Lately it seems like every time I turn around, I’ve passed some kind of important anniversary in this journey. April marked the anniversary of making the life changing decision to join TFA. Last Friday marked the one year anniversary of graduating from dear old CU (!). This weekend is the anniversary of the May Hiring Fair and CSET Testing Weekend.
This time last year, I was studying for the CSET like crazy (and also going to graduation parties like crazy). Then, I was traveling to San Fransisco and hanging out with people I didn’t know and pretending like I knew what I was doing. Oh, and trying not to starve to death. I do hope for the sake of the ’08 corps members that they will have a richer supply of food this time around. It was quite miserable attempting to live off of tiny bagels and mushy bananas.
Now, the things I do like crazy include a whirlwind of paperwork, trying to get all the stuff back up on my walls after the CST, and trying to organize myself enough to get my students to meet their Big Goals. What a difference a year makes.
There is no doubt in my mind that TFA was the right choice for me. It’s been an incredible experience so far, and though I’m not sure if I’ll stay in education forever, I do know that I did make a difference for my students. I wouldn’t trade that for anything.
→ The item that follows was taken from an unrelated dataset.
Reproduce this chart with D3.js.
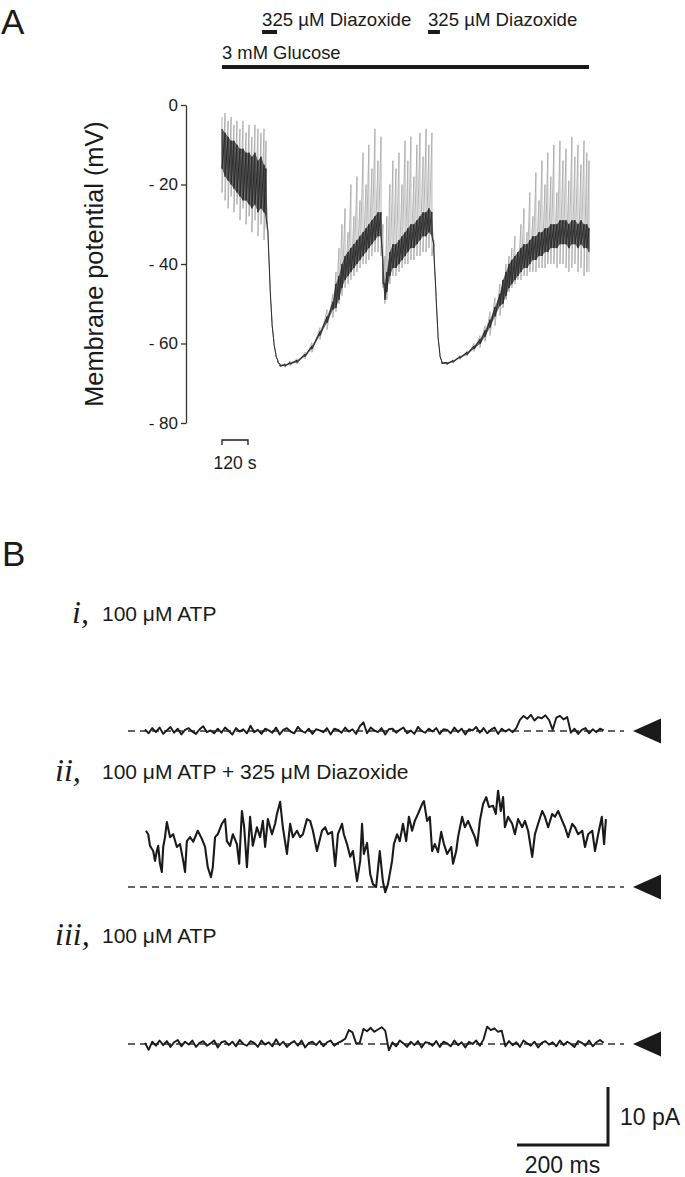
<!DOCTYPE html>
<html><head><meta charset="utf-8">
<script src="https://cdn.jsdelivr.net/npm/d3@7"></script>
<style>
body{margin:0;background:#fff}
svg{display:block}
text{font-family:"Liberation Sans",Arial,Helvetica,sans-serif;fill:#1a1a1a}
text.roman{font-family:"Liberation Serif","Times New Roman",serif;font-style:italic}
</style>
</head><body>
<svg id="c" width="685" height="1177"></svg>
<script>
// ---------------- Panel A data (time in s, membrane potential in mV) ----------------
const yTicksA = [0, -20, -40, -60, -80];
const glucosePeriod = [0, 1694];
const diazoxidePeriods = [[185, 254], [951, 1006]];
const scaleBarA = 120; // s
const tA = [0,14,28,42,55,69,83,97,111,125,138,152,166,180,194,203,
  212,222,231,240,249,258,268,
  291,314,346,383,415,452,485,512,
  526,540,554,568,582,595,609,623,637,651,665,678,692,706,720,734,
  743,752,761,775,789,
  803,817,831,845,858,872,886,900,914,928,942,955,969,
  978,988,997,1006,1015,
  1038,1066,1098,1131,1163,1191,1214,1237,1260,1283,
  1297,1311,1325,1338,1352,1366,1380,1394,1408,1421,1435,1449,1463,1477,1491,1504,1518,1532,1546,1560,1574,1588,1601,1615,1629,1643,1657,1671,1684,1694];
const topA = [-3,-2,-4,-3,-5,-4,-6,-4,-7,-5,-8,-5,-6,-7,-6,-9,
  -31.5,-45.6,-54.7,-59.7,-62.7,-64.2,-65.1,
  -65.0,-64.4,-63.8,-62.2,-59.8,-56.0,-51.5,-47.5,
  -42,-36,-30,-26,-32,-20,-28,-18,-24,-12,-20,-10,-16,-6,-14,-8,
  -30,-38,-28,-20,-14,
  -16,-12,-20,-9,-14,-8,-18,-10,-7,-13,-6,-10,-7,
  -34,-47.6,-57.7,-62.7,-64.5,
  -64.7,-64.1,-63.0,-61.8,-60.0,-58.0,-55.5,-52.0,-48.5,-45.0,
  -44,-40,-38,-36,-33,-38,-30,-26,-32,-22,-28,-17,-24,-14,-20,-12,-18,-10,-22,-9,-14,-11,-19,-8,-13,-10,-15,-9,-12,-14];
const hiA = [-6,-7,-8,-9,-9,-10,-11,-11,-12,-12,-13,-12,-14,-13,-15,-16,
  -31.8,-45.8,-54.8,-59.8,-62.8,-64.3,-65.3,
  -65.3,-64.8,-64.2,-62.7,-60.6,-57.0,-53.2,-49.5,
  -45,-43,-40,-38,-37,-36,-35,-34,-33,-32,-31,-30,-29,-28,-27,-27,
  -39,-45,-42,-37,-35,
  -35,-34,-33,-32,-31,-30,-30,-29,-28,-27,-27,-26,-27,
  -35,-47.8,-57.8,-62.8,-64.6,
  -64.8,-64.3,-63.3,-62.2,-60.6,-58.9,-56.7,-54.0,-50.8,-47.5,
  -44,-42,-40,-39,-38,-37,-36,-35,-35,-34,-33,-33,-32,-32,-31,-31,-30,-30,-30,-29,-29,-29,-30,-29,-29,-30,-29,-30,-30,-31];
const loA = [-16,-18,-19,-20,-21,-22,-23,-24,-24,-25,-26,-25,-27,-26,-27,-28,
  -32.2,-46.2,-55.2,-60.2,-63.2,-64.7,-65.7,
  -65.7,-65.2,-64.8,-63.3,-61.4,-58.0,-54.8,-51.5,
  -51,-49,-46,-44,-43,-42,-41,-40,-39,-38,-37,-36,-35,-34,-33,-33,
  -45,-49,-47,-43,-41,
  -41,-40,-39,-38,-37,-36,-36,-35,-34,-33,-33,-32,-33,
  -37,-48.2,-58.2,-63.2,-65.0,
  -65.2,-64.7,-63.7,-62.8,-61.4,-60.1,-58.3,-56.0,-53.2,-50.5,
  -50,-48,-46,-45,-44,-43,-42,-41,-41,-40,-39,-39,-38,-38,-37,-37,-36,-36,-36,-35,-35,-35,-36,-35,-35,-36,-35,-36,-36,-37];
const botA = [-22,-24,-26,-23,-27,-25,-29,-26,-30,-28,-32,-29,-33,-30,-34,-31,
  -32.5,-46.4,-55.3,-60.3,-63.3,-64.8,-65.9,
  -66.0,-65.6,-65.2,-63.8,-62.2,-59.0,-56.5,-53.5,
  -52,-50,-48,-46,-45,-44,-43,-42,-41,-40,-40,-39,-38,-37,-37,-38,
  -46,-50,-49,-45,-43,
  -43,-42,-41,-40,-40,-39,-39,-38,-38,-37,-37,-36,-38,
  -38,-48.4,-58.3,-63.3,-65.1,
  -65.3,-64.9,-64.0,-63.2,-62.0,-61.0,-59.5,-58.0,-55.5,-53.0,
  -51,-49,-47,-46,-45,-44,-44,-43,-43,-42,-42,-42,-41,-41,-41,-40,-40,-40,-41,-40,-40,-41,-42,-41,-40,-42,-41,-43,-42,-42];

// ---------------- Panel B data (time in ms, current in pA) ----------------
const sampleIntervalB = 8; // ms between samples of traces i and iii
const traceI = [0.3,-0.4,0.5,-0.2,0.6,-0.5,0.1,0.7,-0.3,0.4,
  -0.6,0.2,0.5,-0.1,-0.5,0.3,0.8,-0.2,0.1,-0.4,
  0.4,-0.3,0.6,0.0,-0.6,0.5,-0.1,0.3,-0.4,0.9,
  -0.2,0.2,-0.5,0.4,0.1,-0.3,0.6,-0.6,0.2,0.5,
  -0.1,-0.4,0.7,0.0,-0.3,0.4,-0.5,0.3,0.1,-0.2,
  0.5,-0.6,0.4,0.2,-0.3,0.6,-0.1,0.3,-0.5,0.8,
  1.5,-0.4,0.6,0.1,-0.2,0.5,-0.6,0.3,0.4,-0.3,
  0.2,0.6,-0.4,0.1,-0.5,0.7,0.0,-0.3,0.4,-0.1,
  0.5,-0.5,0.3,0.2,-0.4,0.6,-0.2,0.4,-0.6,0.3,
  0.1,0.7,-0.3,0.5,-0.4,0.2,0.6,-0.5,0.4,-0.1,
  0.3,-0.2,0.5,
  1.9,2.6,2.1,2.8,1.8,2.4,2.2,2.7,1.9,0.2,2.3,2.6,2.0,2.4,
  -0.3,0.4,-0.5,0.2,0.5,-0.4,0.3,-0.2,0.4,0.1];
const traceIII = [0.2,-1.0,0.4,-0.3,0.6,-0.2,0.5,-0.5,0.3,0.7,
  -0.4,0.4,-0.1,0.6,-0.5,0.2,0.5,-0.3,0.1,0.6,
  -0.6,0.3,0.5,-0.2,0.4,-0.4,0.7,0.0,-0.3,0.5,
  0.2,-0.5,0.6,-0.1,0.3,-0.4,0.8,-0.2,0.4,-0.5,
  0.1,0.5,-0.3,0.6,-0.6,0.2,0.4,-0.2,0.5,-0.4,
  0.3,0.6,-0.3,0.2,0.5,0.9,
  2.4,2.0,0.1,0.2,2.6,2.2,2.8,2.1,2.5,2.9,2.3,
  -1.1,
  0.3,-0.4,0.6,0.1,-0.5,0.4,-0.2,0.5,-0.6,0.3,0.2,-0.3,
  0.5,-0.5,0.4,0.1,-0.4,0.6,-0.2,0.3,-0.6,0.4,0.0,0.6,-0.3,0.8,
  3.0,2.4,2.7,2.1,2.3,
  -0.4,0.5,-0.2,0.3,-0.5,0.6,0.1,-0.3,0.4,-0.6,0.2,0.5,-0.1,0.3,-0.4,0.6,-0.2,0.4,0.0,-0.5,0.5,0.2,-0.3,0.6,-0.4,0.3,0.7,0.2];
const traceIIt = [2,7,11,18,22,26,29,33,37,40,44,48,55,62,70,77,84,88,92,99,106,116,125,132,138,145,149,154,160,169,176,180,187,193,202,207,213,218,224,231,237,246,253,259,264,270,279,286,290,297,303,312,319,325,334,341,347,356,363,369,378,389,396,402,411,418,424,433,437,444,451,457,466,473,477,481,488,495,501,508,516,523,528,534,543,547,554,560,567,574,580,587,593,600,609,613,620,626,631,637,644,651,657,664,673,677,684,688,697,703,710,719,725,730,736,743,750,756,765,771,776,782,787,791,798,807,813,820,829,835,842,851,857,864,873,879,886,895,901,908,917,923,930,939,945,952,961,967,974,983,989,996,1004,1009,1013];
const traceIIv = [9.7,9.1,7.1,6.2,4.5,6.2,7.1,4.0,2.6,6.9,8.6,11.2,8.6,9.1,6.9,7.4,4.5,2.6,7.9,8.6,7.8,9.7,8.3,6.9,3.4,1.7,3.4,8.6,9.1,10.9,11.7,7.9,7.1,9.1,7.4,4.0,13.1,10.3,3.4,12.1,7.1,10.3,8.6,11.4,6.9,11.7,9.1,10.9,12.6,14.7,10.3,5.7,10.9,8.6,9.7,8.6,9.1,11.7,11.4,9.7,6.2,9.7,10.3,9.1,9.5,3.6,9.1,10.9,9.1,7.4,5.2,6.2,1.0,4.5,10.9,5.7,7.6,2.2,0.5,0,6.2,0.9,-0.9,0.5,4.5,7.4,9.1,7.9,10.9,7.9,12.1,9.7,11.4,12.6,14.3,14.8,11.4,12.1,6.2,7.4,6.0,9.5,7.4,5.7,6.9,4.0,6.2,8.6,12.1,10.3,11.4,9.7,8.6,7.1,11.4,14.3,15.5,13.8,14.0,12.6,16.6,13.1,15.5,10.3,12.1,10.9,9.1,11.7,10.3,11.4,9.7,5.2,9.1,10.9,13.1,12.1,10.3,12.6,12.1,13.1,11.4,10.3,8.6,10.9,10.3,9.1,9.7,6.9,9.1,9.7,6.2,9.1,12.1,7.4,11.7];
const traceLabels = [
  {num: "i,", text: "100 \u03bcM ATP"},
  {num: "ii,", text: "100 \u03bcM ATP + 325 \u03bcM Diazoxide"},
  {num: "iii,", text: "100 \u03bcM ATP"}
];
const scaleBarB = {time: 200, current: 10};

// ---------------- Drawing ----------------
const svg = d3.select('#c');
svg.append('rect').attr('width',685).attr('height',1177).attr('fill','#fff');
const ink = '#1a1a1a';

svg.append('text').attr('x',1).attr('y',34).attr('font-size',35).text('A');
svg.append('text').attr('x',2).attr('y',566).attr('font-size',35).text('B');

// ----- Panel A -----
const xA = d3.scaleLinear().domain([0, 1694]).range([222, 589]);
const yA = d3.scaleLinear().domain([0, -80]).range([105, 423]);

const axis = d3.axisLeft(yA).tickValues(yTicksA).tickSize(5).tickSizeOuter(0)
  .tickFormat(d => d === 0 ? '0' : '- ' + Math.abs(d));
const gAx = svg.append('g').attr('transform','translate(186,0)').call(axis);
gAx.selectAll('path,line').attr('stroke','#333').attr('stroke-width',1.3);
gAx.selectAll('text').attr('font-size',17).attr('fill',ink);

svg.append('text').attr('transform','translate(103,264) rotate(-90)')
  .attr('text-anchor','middle').attr('font-size',25.3).text('Membrane potential (mV)');

svg.append('line').attr('x1',xA(glucosePeriod[0])).attr('x2',xA(glucosePeriod[1]))
  .attr('y1',67).attr('y2',67).attr('stroke',ink).attr('stroke-width',4);
svg.append('text').attr('x',xA(glucosePeriod[0])).attr('y',59).attr('font-size',18.4).text('3 mM Glucose');
diazoxidePeriods.forEach(p => {
  svg.append('line').attr('x1',xA(p[0])).attr('x2',xA(p[1]))
    .attr('y1',32).attr('y2',32).attr('stroke',ink).attr('stroke-width',4);
  svg.append('text').attr('x',xA(p[0])).attr('y',26).attr('font-size',18.6).text('325 \u00b5M Diazoxide');
});

const zig = (a, b) => { const pts = []; tA.forEach((t,i) => { pts.push([xA(t), yA(a[i])]); pts.push([xA(t), yA(b[i])]); }); return pts; };
const line = d3.line();
svg.append('path').attr('d', line(zig(topA, botA))).attr('fill','none').attr('stroke','#ababab').attr('stroke-width',0.9);
svg.append('path').attr('d', d3.area().x((d,i)=>xA(tA[i])).y0((d,i)=>yA(loA[i])).y1((d,i)=>yA(hiA[i]))(tA))
  .attr('fill','#3c3c3c').attr('fill-opacity',0.75);
svg.append('path').attr('d', line(zig(hiA, loA))).attr('fill','none').attr('stroke','#2a2a2a').attr('stroke-width',1);

const sb0 = xA(0), sb1 = xA(scaleBarA);
svg.append('path').attr('d',`M${sb0},445V440H${sb1}V445`).attr('fill','none').attr('stroke',ink).attr('stroke-width',1.3);
svg.append('text').attr('x',(sb0+sb1)/2).attr('y',469).attr('text-anchor','middle').attr('font-size',17.5).text(scaleBarA + ' s');

// ----- Panel B -----
const xB = d3.scaleLinear().domain([0, 1000]).range([145, 600]);
const pxPerPA = 5.8;
const baselines = [731, 887, 1044];
const labelY = [621, 779, 943];
const traces = [
  traceI.map((v,i) => [i*sampleIntervalB, v]),
  traceIIt.map((t,i) => [t, traceIIv[i]]),
  traceIII.map((v,i) => [i*sampleIntervalB, v])
];

traces.forEach((tr, k) => {
  const y0 = baselines[k];
  const yB = d3.scaleLinear().domain([0, 10]).range([y0, y0 - 10*pxPerPA]);
  svg.append('text').attr('class','roman').attr('x', k === 0 ? 72 : 55).attr('y', labelY[k] + 2)
    .attr('font-size',32).text(traceLabels[k].num);
  svg.append('text').attr('x',102).attr('y',labelY[k]).attr('font-size',21).text(traceLabels[k].text);
  svg.append('line').attr('x1',128).attr('x2',624).attr('y1',y0).attr('y2',y0)
    .attr('stroke','#333').attr('stroke-width',1.3).attr('stroke-dasharray','7,5');
  svg.append('path').attr('d', d3.line().x(d=>xB(d[0])).y(d=>yB(d[1]))(tr))
    .attr('fill','none').attr('stroke',ink).attr('stroke-width', k === 1 ? 2.1 : 1.9).attr('stroke-linejoin','round');
  svg.append('path').attr('d',`M633,${y0}L661,${y0-12.5}L661,${y0+12.5}Z`).attr('fill',ink);
});

const bx = 608, by = 1145;
const hLen = xB(scaleBarB.time) - xB(0);
const vLen = scaleBarB.current * pxPerPA;
svg.append('path').attr('d',`M${bx-hLen},${by}H${bx}V${by-vLen}`).attr('fill','none')
  .attr('stroke',ink).attr('stroke-width',3);
svg.append('text').attr('x',620).attr('y',1125).attr('font-size',23).text(scaleBarB.current + ' pA');
svg.append('text').attr('x',bx-hLen/2).attr('y',1173).attr('text-anchor','middle').attr('font-size',23).text(scaleBarB.time + ' ms');
</script>
</body></html>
But looking at my friends’ graduation pictures, I can’t help but feel a strong wave of nostalgia. It’s impossible not to feel sentimental when I think about how dramatically I have changed from the person I once was. What if I had stayed in Boulder, CO? What if I had chosen a psychology lab job somewhere? What if I had (gasp!) moved back in with my parents? None of those other possibilities would have forced me to undergo such a complete transformation in such a short period of time. I’m a stronger, wiser person because of the choices I made a year ago. And though I might feel sentimental about the life I could have had, I know that I could never be content with going back to it.